Anyway, thanks for the advice, and it never hurts asking, so I did. Besides, since I have never been involved with void pointers, it's a good opportunity to do so, even if that's not going to lead into a valid project. I'm 20 years old, I still have time to mess around a little bit. :)

EDIT:
Correct me if I'm wrong, but I believe ObjC classes derive from NSObject, not an object of type id. Some Cocoa classes do not even derive from that. And I don't think that NSArray rely on what you said to hold any type of class. I think it relies on the fact that none of the class the programmer creates is treated internally like C++ treats it's own classes, since all classes are created using pointers. The compiler knows what type of class you created when it sees it's name, but it actually allocates the memory manually (with the inherited -alloc function). So, an NSArray does not contain any object, but just pointers to classes, that have been manually allocated elsewhere. And that's why I believe this pattern can be simulated in C++.
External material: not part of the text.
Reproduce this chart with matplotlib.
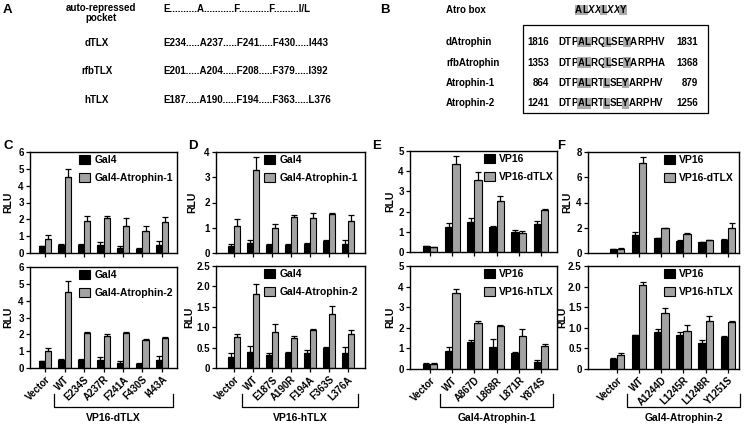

It is simulated anyway into the CoreFoundation Framework by Apple, which, among other things, provides classes that behave like an NSArray.

Catch is there are different variants of Objective C, from different vendors. So there are variations in this sort of thing. What you're describing is Apple's take on it (which is admittedly the most common one).
The closest equivalent, in C++ would be a programmer being able to make assumptions about how the compiler implements types (eg the layout of bits in an int or float, the layout of classes and structures, etc etc). The catch is that the C++ standard deliberately leaves those things up to the implementer of the C++ compiler. The C++ programmer who relies on particular implementation of types will, invariably, write code that works with a particular compiler, but will not be guaranteed to work with other compilers.
I'm not arguing with you there. In fact an early version of GNU's implementation of Objective C was just a preprocessor that output code which is fed directly to the GNU C compiler. But that sort of implementation relies on specific knowledge of how the C compiler does business.
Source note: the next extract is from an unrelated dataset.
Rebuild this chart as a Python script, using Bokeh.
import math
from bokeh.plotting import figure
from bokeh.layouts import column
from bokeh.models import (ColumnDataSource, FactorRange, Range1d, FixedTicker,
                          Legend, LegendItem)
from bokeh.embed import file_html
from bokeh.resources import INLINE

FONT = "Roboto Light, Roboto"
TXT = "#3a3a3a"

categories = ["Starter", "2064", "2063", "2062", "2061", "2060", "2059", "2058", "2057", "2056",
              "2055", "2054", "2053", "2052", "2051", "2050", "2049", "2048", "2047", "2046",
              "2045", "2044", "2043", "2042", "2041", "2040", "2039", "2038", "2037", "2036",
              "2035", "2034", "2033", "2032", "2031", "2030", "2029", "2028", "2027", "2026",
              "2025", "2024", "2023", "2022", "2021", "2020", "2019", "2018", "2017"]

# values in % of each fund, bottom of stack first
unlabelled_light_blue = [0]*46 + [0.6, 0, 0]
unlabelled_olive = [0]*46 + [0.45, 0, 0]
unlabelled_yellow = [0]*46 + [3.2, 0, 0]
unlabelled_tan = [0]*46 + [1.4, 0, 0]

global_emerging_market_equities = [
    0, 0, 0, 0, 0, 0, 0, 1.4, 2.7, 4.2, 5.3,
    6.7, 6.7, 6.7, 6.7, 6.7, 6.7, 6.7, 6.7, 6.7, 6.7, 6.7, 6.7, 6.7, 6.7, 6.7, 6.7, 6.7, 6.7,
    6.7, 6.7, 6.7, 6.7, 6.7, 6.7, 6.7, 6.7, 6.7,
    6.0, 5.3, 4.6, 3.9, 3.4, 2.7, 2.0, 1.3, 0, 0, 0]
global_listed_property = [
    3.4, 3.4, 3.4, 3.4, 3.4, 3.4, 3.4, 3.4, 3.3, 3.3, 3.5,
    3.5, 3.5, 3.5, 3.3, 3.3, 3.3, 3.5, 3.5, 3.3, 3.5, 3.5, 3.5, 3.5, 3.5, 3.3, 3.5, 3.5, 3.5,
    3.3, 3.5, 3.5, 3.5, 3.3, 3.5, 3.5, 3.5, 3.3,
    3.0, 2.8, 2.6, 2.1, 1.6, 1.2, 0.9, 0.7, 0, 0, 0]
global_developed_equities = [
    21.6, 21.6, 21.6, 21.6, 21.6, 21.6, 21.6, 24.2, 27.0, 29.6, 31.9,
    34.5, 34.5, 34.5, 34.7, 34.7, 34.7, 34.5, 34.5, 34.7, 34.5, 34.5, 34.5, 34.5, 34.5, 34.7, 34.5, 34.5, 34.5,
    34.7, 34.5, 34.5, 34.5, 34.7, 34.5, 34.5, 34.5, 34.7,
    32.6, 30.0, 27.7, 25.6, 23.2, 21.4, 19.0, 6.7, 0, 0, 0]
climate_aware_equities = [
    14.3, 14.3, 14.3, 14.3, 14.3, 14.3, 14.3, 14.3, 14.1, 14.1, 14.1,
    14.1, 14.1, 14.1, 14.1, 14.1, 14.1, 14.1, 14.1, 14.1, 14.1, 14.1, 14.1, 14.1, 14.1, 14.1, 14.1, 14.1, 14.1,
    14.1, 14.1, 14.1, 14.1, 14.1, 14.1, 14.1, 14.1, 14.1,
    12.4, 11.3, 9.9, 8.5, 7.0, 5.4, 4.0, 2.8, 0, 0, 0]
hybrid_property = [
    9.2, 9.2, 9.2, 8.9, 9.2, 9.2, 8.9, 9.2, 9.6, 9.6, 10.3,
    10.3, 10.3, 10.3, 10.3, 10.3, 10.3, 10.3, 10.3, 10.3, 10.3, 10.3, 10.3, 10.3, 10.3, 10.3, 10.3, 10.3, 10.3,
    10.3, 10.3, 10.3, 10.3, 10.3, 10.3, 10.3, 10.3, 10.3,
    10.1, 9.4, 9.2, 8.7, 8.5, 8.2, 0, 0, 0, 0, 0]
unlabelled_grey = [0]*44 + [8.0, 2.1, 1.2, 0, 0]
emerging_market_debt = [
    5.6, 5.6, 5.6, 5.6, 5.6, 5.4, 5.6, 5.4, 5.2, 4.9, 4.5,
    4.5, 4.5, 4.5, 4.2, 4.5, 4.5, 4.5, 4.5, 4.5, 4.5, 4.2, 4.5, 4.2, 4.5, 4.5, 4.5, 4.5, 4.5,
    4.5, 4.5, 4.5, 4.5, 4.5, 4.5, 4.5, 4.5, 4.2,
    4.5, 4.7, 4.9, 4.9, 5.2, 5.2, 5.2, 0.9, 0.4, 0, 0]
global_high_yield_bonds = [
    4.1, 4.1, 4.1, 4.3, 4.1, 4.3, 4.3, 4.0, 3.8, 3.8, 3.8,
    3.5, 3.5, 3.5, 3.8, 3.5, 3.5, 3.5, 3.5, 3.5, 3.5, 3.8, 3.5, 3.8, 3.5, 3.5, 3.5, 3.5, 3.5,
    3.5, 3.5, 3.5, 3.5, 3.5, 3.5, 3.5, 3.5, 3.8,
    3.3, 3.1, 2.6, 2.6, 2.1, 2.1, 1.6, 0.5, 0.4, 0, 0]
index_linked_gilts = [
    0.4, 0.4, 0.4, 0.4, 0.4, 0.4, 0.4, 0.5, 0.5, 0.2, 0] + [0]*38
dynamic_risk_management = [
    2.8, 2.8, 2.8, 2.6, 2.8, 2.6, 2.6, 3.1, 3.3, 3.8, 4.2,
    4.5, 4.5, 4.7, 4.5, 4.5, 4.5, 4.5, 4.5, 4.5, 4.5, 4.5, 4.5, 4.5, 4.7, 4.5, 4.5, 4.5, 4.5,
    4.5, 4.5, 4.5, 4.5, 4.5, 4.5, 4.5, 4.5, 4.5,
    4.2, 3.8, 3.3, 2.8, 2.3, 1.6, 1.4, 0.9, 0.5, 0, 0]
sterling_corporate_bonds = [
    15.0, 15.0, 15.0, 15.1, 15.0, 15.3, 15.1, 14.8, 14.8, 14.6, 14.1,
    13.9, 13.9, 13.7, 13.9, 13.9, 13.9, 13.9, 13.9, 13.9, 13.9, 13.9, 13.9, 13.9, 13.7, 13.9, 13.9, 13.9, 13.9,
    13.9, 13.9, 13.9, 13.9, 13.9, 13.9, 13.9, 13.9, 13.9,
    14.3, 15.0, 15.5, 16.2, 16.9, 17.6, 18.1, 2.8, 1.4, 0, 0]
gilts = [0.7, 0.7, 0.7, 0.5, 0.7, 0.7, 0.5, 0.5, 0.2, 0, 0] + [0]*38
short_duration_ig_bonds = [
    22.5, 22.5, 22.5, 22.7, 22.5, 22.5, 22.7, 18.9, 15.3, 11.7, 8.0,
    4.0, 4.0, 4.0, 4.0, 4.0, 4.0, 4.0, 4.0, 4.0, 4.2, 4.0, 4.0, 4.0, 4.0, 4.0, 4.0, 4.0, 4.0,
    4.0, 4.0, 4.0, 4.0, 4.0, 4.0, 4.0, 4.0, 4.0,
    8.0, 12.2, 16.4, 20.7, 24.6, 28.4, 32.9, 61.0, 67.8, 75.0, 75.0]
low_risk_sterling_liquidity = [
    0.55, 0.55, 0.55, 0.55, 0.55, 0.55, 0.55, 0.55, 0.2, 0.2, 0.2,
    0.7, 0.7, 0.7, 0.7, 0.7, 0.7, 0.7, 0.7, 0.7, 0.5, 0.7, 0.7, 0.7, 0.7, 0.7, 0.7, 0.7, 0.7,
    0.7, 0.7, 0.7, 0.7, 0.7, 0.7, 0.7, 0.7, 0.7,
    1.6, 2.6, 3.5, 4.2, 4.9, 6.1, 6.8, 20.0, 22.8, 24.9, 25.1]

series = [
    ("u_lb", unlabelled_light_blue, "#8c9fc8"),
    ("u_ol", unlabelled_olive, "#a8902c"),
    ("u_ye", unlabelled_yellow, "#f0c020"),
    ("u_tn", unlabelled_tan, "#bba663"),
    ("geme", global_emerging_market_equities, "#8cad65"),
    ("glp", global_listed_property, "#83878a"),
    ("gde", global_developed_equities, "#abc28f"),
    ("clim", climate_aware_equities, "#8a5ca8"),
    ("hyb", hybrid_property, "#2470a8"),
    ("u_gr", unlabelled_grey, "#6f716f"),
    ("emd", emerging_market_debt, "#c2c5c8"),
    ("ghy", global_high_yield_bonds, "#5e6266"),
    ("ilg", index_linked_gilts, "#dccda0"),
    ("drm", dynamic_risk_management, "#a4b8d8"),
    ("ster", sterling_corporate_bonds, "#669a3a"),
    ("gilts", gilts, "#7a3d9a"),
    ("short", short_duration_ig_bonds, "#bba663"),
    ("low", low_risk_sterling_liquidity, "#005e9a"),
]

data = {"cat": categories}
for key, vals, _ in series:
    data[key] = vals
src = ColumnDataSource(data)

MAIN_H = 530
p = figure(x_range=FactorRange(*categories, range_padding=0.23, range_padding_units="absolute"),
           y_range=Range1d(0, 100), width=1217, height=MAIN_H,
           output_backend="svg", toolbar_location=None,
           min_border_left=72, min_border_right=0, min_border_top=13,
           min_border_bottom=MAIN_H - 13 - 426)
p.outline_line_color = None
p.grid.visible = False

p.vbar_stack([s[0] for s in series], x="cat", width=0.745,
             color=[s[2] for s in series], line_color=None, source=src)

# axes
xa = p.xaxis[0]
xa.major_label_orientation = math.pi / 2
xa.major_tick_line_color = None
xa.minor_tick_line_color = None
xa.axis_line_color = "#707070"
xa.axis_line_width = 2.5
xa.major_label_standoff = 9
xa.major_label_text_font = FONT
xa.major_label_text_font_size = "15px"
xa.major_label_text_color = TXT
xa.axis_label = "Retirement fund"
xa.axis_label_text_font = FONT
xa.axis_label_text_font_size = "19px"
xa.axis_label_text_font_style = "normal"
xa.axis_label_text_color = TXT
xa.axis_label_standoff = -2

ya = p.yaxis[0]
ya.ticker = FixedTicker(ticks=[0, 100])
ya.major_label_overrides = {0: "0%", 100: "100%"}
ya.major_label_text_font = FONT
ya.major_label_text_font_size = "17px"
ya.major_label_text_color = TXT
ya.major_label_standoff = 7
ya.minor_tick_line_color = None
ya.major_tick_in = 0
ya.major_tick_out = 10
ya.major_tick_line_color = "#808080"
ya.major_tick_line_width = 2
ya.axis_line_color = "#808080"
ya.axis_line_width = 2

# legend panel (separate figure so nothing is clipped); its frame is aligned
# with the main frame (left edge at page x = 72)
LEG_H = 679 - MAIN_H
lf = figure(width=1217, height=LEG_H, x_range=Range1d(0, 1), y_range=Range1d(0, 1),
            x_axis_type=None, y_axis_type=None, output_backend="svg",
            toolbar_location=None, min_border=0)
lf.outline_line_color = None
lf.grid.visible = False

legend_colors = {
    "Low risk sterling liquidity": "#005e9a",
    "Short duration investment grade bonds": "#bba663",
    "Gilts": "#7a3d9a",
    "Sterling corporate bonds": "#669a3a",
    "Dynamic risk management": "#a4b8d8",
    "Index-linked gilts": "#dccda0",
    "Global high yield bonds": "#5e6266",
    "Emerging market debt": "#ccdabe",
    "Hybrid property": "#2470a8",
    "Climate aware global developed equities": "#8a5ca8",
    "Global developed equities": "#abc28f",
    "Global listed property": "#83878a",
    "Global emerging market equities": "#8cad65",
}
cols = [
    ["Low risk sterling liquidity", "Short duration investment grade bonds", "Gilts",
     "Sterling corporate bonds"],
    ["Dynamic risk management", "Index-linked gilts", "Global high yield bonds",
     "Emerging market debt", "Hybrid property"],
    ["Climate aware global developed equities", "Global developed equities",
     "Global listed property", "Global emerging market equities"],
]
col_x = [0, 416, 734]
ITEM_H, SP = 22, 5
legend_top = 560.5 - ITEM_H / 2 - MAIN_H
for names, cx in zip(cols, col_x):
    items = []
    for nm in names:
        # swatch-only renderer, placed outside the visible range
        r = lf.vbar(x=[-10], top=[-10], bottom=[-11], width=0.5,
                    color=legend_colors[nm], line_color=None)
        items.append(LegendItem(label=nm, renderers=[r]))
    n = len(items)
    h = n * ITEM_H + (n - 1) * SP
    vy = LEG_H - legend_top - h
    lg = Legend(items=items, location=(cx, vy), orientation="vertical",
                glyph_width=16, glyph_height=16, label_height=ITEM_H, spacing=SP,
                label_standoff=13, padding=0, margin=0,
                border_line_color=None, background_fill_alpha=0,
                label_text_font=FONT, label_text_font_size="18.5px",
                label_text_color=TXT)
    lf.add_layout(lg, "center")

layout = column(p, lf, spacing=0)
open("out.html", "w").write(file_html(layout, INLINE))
So, if you wanted, it is definitely feasible to write a Objective C interpreter/compiler or library in C or C++.

What is less feasible is providing equivalent functionality for a C++ programmer which, from your wording, I assumed was what you were about. One characteristic of a C++ compiler is that, at run time, most type information is unavailable. So there is no technique in C++ that allows calling an arbitrary method of an object, given only the name of the method as a string (there are techniques to call specific methods, by use of a map construct, but that relies on entries being explicitly placed in the map before attempting to use it). The core of the difference is that C++ is a statically typed language (meaning that the program cannot directly access, at run time, information about the type of an object or methods it provides) in contrast to Objective C which is dynamically typed (meaning that, given an arbitrary object, information about its type and methods can be queried at run time). Which means that, given an object in an NSArray, it is possible in Objective C to directly access information about the type and methods it supplies. This is not possible, in C++: to simulate such a thing, it is necessary to do lots of extra bookkeeping (of the type information, of information about the methods) and to accept some constraints on ability to do that with some types but not others.
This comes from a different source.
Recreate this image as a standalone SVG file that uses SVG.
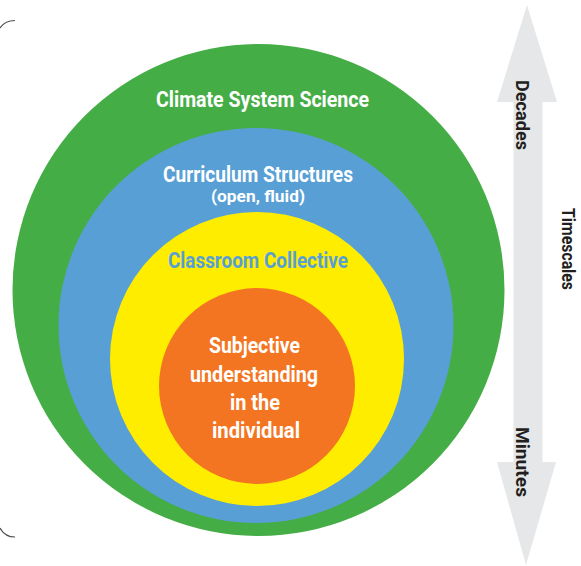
<svg xmlns="http://www.w3.org/2000/svg" width="581" height="566" viewBox="0 0 581 566">
  <style>
    .lbl { font-family: Roboto, "Liberation Sans", sans-serif; font-weight: 700; text-anchor: middle; }
    .w { fill: #FFFFFF; }
    .dk { fill: #231F20; }
  </style>
  <rect width="581" height="566" fill="#FFFFFF"/>
  <g id="bracket" fill="none" stroke="#4D4D4F" stroke-width="1.2">
    <path d="M0,28 Q5,20.5 15,20.5"/>
    <path d="M0,528 Q5,537 15,537"/>
  </g>
  <g id="timescale-arrow">
    <path d="M527,5 L557,102 L542.5,102 L542.5,462 L556,462 L526,565 L497,462 L513.5,462 L513.5,102 L497,102 Z" fill="#E6E7E8"/>
    <text class="lbl dk" font-size="18" transform="translate(516,115) rotate(90)" textLength="70" lengthAdjust="spacingAndGlyphs">Decades</text>
    <text class="lbl dk" font-size="18" transform="translate(516,462) rotate(90)" textLength="70" lengthAdjust="spacingAndGlyphs">Minutes</text>
    <text class="lbl dk" font-size="18" transform="translate(562,249) rotate(90)" textLength="82" lengthAdjust="spacingAndGlyphs">Timescales</text>
  </g>
  <g id="climate-system-science">
    <circle cx="258.5" cy="290" r="246" fill="#45AD46"/>
    <text class="lbl w" x="262.5" y="107" font-size="21.5" textLength="213" lengthAdjust="spacingAndGlyphs">Climate System Science</text>
  </g>
  <g id="curriculum-structures">
    <circle cx="256" cy="325.5" r="197.5" fill="#589FD5"/>
    <text class="lbl w" x="258" y="182" font-size="21.5" textLength="190" lengthAdjust="spacingAndGlyphs">Curriculum Structures</text>
    <text class="lbl w" x="258" y="202" font-size="17" textLength="94" lengthAdjust="spacingAndGlyphs">(open, fluid)</text>
  </g>
  <g id="classroom-collective">
    <circle cx="257" cy="359" r="147" fill="#FFED00"/>
    <text class="lbl" x="258" y="268" font-size="21.5" fill="#589FD5" textLength="180" lengthAdjust="spacingAndGlyphs">Classroom Collective</text>
  </g>
  <g id="subjective-understanding">
    <circle cx="257" cy="386" r="98" fill="#F47521"/>
    <text class="lbl w" x="254.5" y="353" font-size="21.5" textLength="91" lengthAdjust="spacingAndGlyphs">Subjective</text>
    <text class="lbl w" x="254" y="382" font-size="21.5" textLength="128" lengthAdjust="spacingAndGlyphs">understanding</text>
    <text class="lbl w" x="255" y="410" font-size="21.5" textLength="50" lengthAdjust="spacingAndGlyphs">in the</text>
    <text class="lbl w" x="256" y="438" font-size="21.5" textLength="88" lengthAdjust="spacingAndGlyphs">individual</text>
  </g>
</svg>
This is completely possible in a type safe way as long as you know the type of the object you want to get out. Just use Boost.Any, sorry if that is not what is desired here, but with it you can make a type safe generic container. The only problem is Boost.Any can't down cast, so you need the exact type not a base class type, which can be limiting. With Boost.Any there is no need to add fields to a special structure every time you want to use a new type.

(Yeah- I do need more nails for my shiny Boost hammer)

I agree. But Soulstorm's question concerned simulation of a capability of Objective C, which (in rough, handwavy terms) allows this to be done even when you don't know the type of object you want to get out.